The trillions of dollars pumped into the economy and financial markets via fiscal and monetary policy created a swollen money supply with large cash balances waiting to be put to work. Fed data shows that liquid assets (primarily money market mutual funds) rose to a record $16.4 trillion in May, up $2.6 trillion since the end of February. Much of that enormous sum of money will eventually find its way into longer-horizon investments, such as the stock market, as trillions of investing dollars have temporarily moved to the sidelines.

Currently, some of the most pertinent news from an economic perspective continues to be of the medical variety. Collectively, we have done an admirable job of flattening the virus curve, but the ultimate solution to the pandemic likely requires an effective vaccine. Utilizing many different approaches, there are now at least 10 vaccines in clinical trials and 114 in preclinical evaluation. A number of factors (effectiveness, safety, longevity, need, ability to manufacture, etc.) dictate how quickly any of these will make it to market and progress is rapidly being made in that direction. Something could already be available by early next year.

Successful curve flattening has enabled a reopening of the economy as Covid-19 cases continue to moderate globally. The labor market report for May showed that the economy is picking up earlier and faster than anticipated from the coronavirus-inflicted recession. Payrolls turned the corner and rose by 2.5 million, trouncing forecasts for a sharp decline following a 20.7 million tumble the prior month. The jobless rate was expected to jump to 19%, but instead fell to 13.3% from 14.7% in April. Canada also reported similarly positive data.

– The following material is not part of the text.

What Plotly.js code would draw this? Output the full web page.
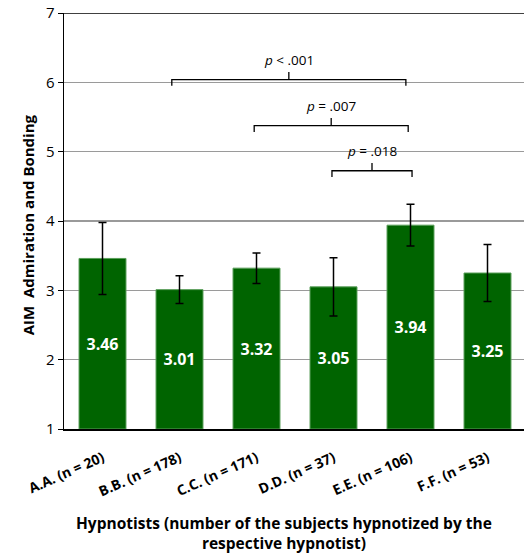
<!DOCTYPE html>
<html>
<head>
<meta charset="utf-8">
<script src="https://cdn.plot.ly/plotly-3.0.1.min.js"></script>
<style>html,body{margin:0;padding:0;background:#fff;}#chart{width:524px;height:556px;}</style>
</head>
<body>
<div id="chart"></div>
<script>
const categories = ["A.A. (n = 20)", "B.B. (n = 178)", "C.C. (n = 171)", "D.D. (n = 37)", "E.E. (n = 106)", "F.F. (n = 53)"];
const means = [3.46, 3.01, 3.32, 3.05, 3.94, 3.25];
const errors = [0.52, 0.20, 0.22, 0.42, 0.30, 0.41];
const yTicks = [1, 2, 3, 4, 5, 6, 7];
const axisMin = 1;

// significance brackets: start, end, level (line), label
const bracketStart = [0.90, 1.97, 2.98];
const bracketEnd = [3.94, 3.97, 4.02];
const bracketLevel = [6.04, 5.375, 4.725];
const bracketLabels = ["<i>p</i> < .001", "<i>p</i> = .007", "<i>p</i> = .018"];

const shapes = [];
const annotations = [];
for (let i = 0; i < bracketStart.length; i++) {
  const x1 = bracketStart[i], x2 = bracketEnd[i], y = bracketLevel[i];
  const xm = (x1 + x2) / 2;
  shapes.push({
    type: "path", xref: "x", yref: "y",
    path: `M ${x1} ${y - 0.09} L ${x1} ${y} L ${x2} ${y} L ${x2} ${y - 0.09} M ${xm} ${y} L ${xm} ${y + 0.11}`,
    line: {color: "#000", width: 1.3}
  });
  annotations.push({
    x: xm, y: y + 0.12, xref: "x", yref: "y", text: bracketLabels[i], showarrow: false,
    yanchor: "bottom", font: {family: "Open Sans, sans-serif", size: 13.5, color: "#000"}
  });
}
shapes.push({type: "line", xref: "paper", yref: "y", x0: 0, x1: 1, y0: 7, y1: 7, line: {color: "#000", width: 1.3}});

annotations.push({
  xref: "paper", yref: "paper", x: 0.478, y: -0.195, yanchor: "top", showarrow: false,
  text: "<b>Hypnotists (number of the subjects hypnotized by the<br>respective hypnotist)</b>",
  font: {family: "Open Sans, sans-serif", size: 15.5, color: "#000"}
});
annotations.push({
  xref: "paper", yref: "paper", x: -0.104, y: 0.49, textangle: -90, showarrow: false,
  text: "<b>AIM  Admiration and Bonding</b>",
  font: {family: "Open Sans, sans-serif", size: 15, color: "#000"}
});

const trace = {
  type: "bar",
  x: categories.map((c, i) => i),
  y: means.map(v => v - axisMin),
  base: axisMin,
  width: 0.61,
  marker: {color: "#006400", line: {color: "#5a9e5a", width: 1}},
  error_y: {type: "data", array: errors, visible: true, color: "#000", thickness: 1.5, width: 4},
  text: means.map(v => v.toFixed(2)),
  textposition: "inside",
  insidetextanchor: "middle",
  textfont: {family: "Open Sans, sans-serif", size: 16, color: "#fff", weight: "bold"},
  constraintext: "none",
  hoverinfo: "none"
};

const layout = {
  width: 524, height: 556,
  margin: {l: 64, r: 0, t: 13, b: 127},
  paper_bgcolor: "#fff", plot_bgcolor: "#fff",
  showlegend: false,
  xaxis: {
    range: [-0.5, 5.474],
    tickmode: "array", tickvals: categories.map((c, i) => i), ticktext: categories.map(c => "<b>" + c + "</b>"),
    tickangle: -24,
    ticklabelstandoff: 14,
    tickfont: {family: "Open Sans, sans-serif", size: 14, color: "#000"},
    showline: true, linecolor: "#000", linewidth: 1.5,
    ticks: "", showgrid: false, zeroline: false, fixedrange: true
  },
  yaxis: {
    range: [1, 7],
    tickmode: "array", tickvals: yTicks,
    tickfont: {family: "Open Sans, sans-serif", size: 15, color: "#000"},
    showline: true, linecolor: "#000", linewidth: 1.5,
    ticks: "outside", ticklen: 5, tickcolor: "#000", tickwidth: 1,
    showgrid: true, gridcolor: "#9a9a9a", gridwidth: 1.5,
    zeroline: false, fixedrange: true
  },
  shapes: shapes,
  annotations: annotations
};

Plotly.newPlot("chart", [trace], layout, {displayModeBar: false, staticPlot: true});
</script>
</body>
</html>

The stocks that we favor have been among the best as a group pre-Covid, during the market meltdown and also during the recovery. Growth stocks, particularly the larger ones, have had standout performance. These are companies with stable earnings, strong balance sheets and the ability to continue to grow revenues, earnings and cash flows. They had strong operating momentum heading into the pandemic and are proving their resiliency under the most stressful of conditions. Consequently, their stock prices didn’t suffer as much in the selloff and are again leading the market higher. We remain very bullish on their long-term prospects.

While it is likely that we may have seen the near-term bottom for stocks, risks still remain. The foremost concern is a potential second wave of infections now that restrictions are being relaxed. That event has the possibility of reversing much of the economic resurgence that we are beginning to see now. Additional negative catalysts that may impact the market range from civil unrest to U.S.-China tensions and the upcoming elections.

With the stock market’s large bounce off the bottom and the fragility of the economic reopening, the market may be due for a pause. In these tumultuous times, many investors have been extremely cautious and underallocated equities. The large existing cash balances combined with additional as-needed fiscal and monetary stimulus should make any pullback mild relative to what we have already experienced. Investors realize that stocks are still one of the best investment choices for the long haul, and this would be an opportunity for many portfolios to increase exposure to equities again to more normal levels.